Originally Posted by

**OnMyWayToBeAMathProffesor** I am sorry for the late response.

so when i first differentiate $\displaystyle f(x)=x+sin^2x$ i get $\displaystyle f'(x)=1+2\sin\cos$ which is the same as $\displaystyle f'(x)=1+\sin\cos+\sin\cos$ then when i differentiate again i get $\displaystyle f''(x)=2cos^2(x)-2sin^2(x)$ which equals 1 $\displaystyle x=\frac{\pi}{6}$ and when $\displaystyle \frac{5\pi}{6}$. how do i justify that without saying i looked at my gragh?

b)there is no minimum in the given interval of $\displaystyle \frac{\pi}{6}\le x \le \frac{5\pi}{6}$ because when f'(x)=0 that point is a maximum on the original graph. correct?
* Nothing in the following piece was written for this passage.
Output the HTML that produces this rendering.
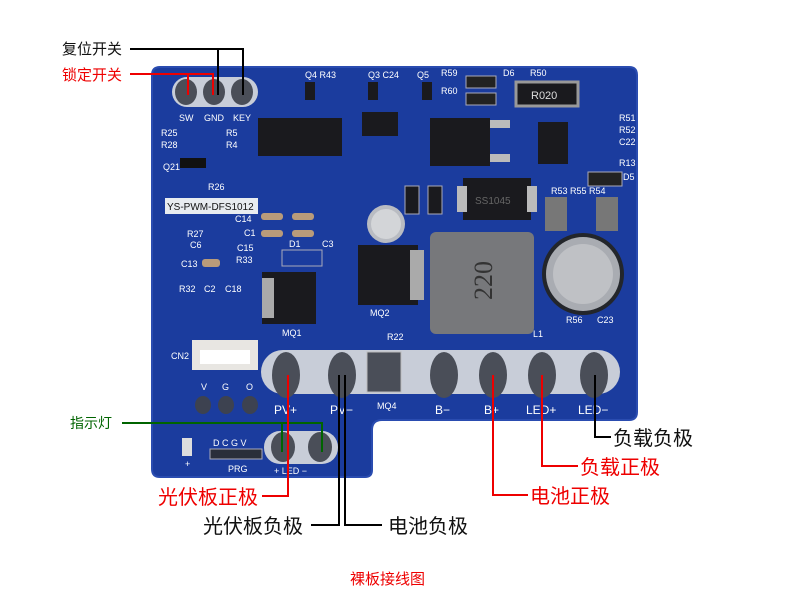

no ... f'(x) = 0 is not the sole indicator that an extrema exists there. you need to perform the 1st or 2nd derivative test to confirm it. in this case, you have endpoint extrema.

many students get confused by this true statement ... **if f has an extreme value at x, then f'(x) = 0 or f'(x) is undefined.** they want to turn it around and believe that the converse is always true ... it's not.

c) infection points occur when $\displaystyle f''(x)=0$ so that is when $\displaystyle x=\frac{\pi}{4}$ and $\displaystyle x=\frac{3\pi}{4}$

are these correct?

yes, but you need to justify that claim. an inflection point occurs where f''(x) = 0 **and** f''(x) changes sign.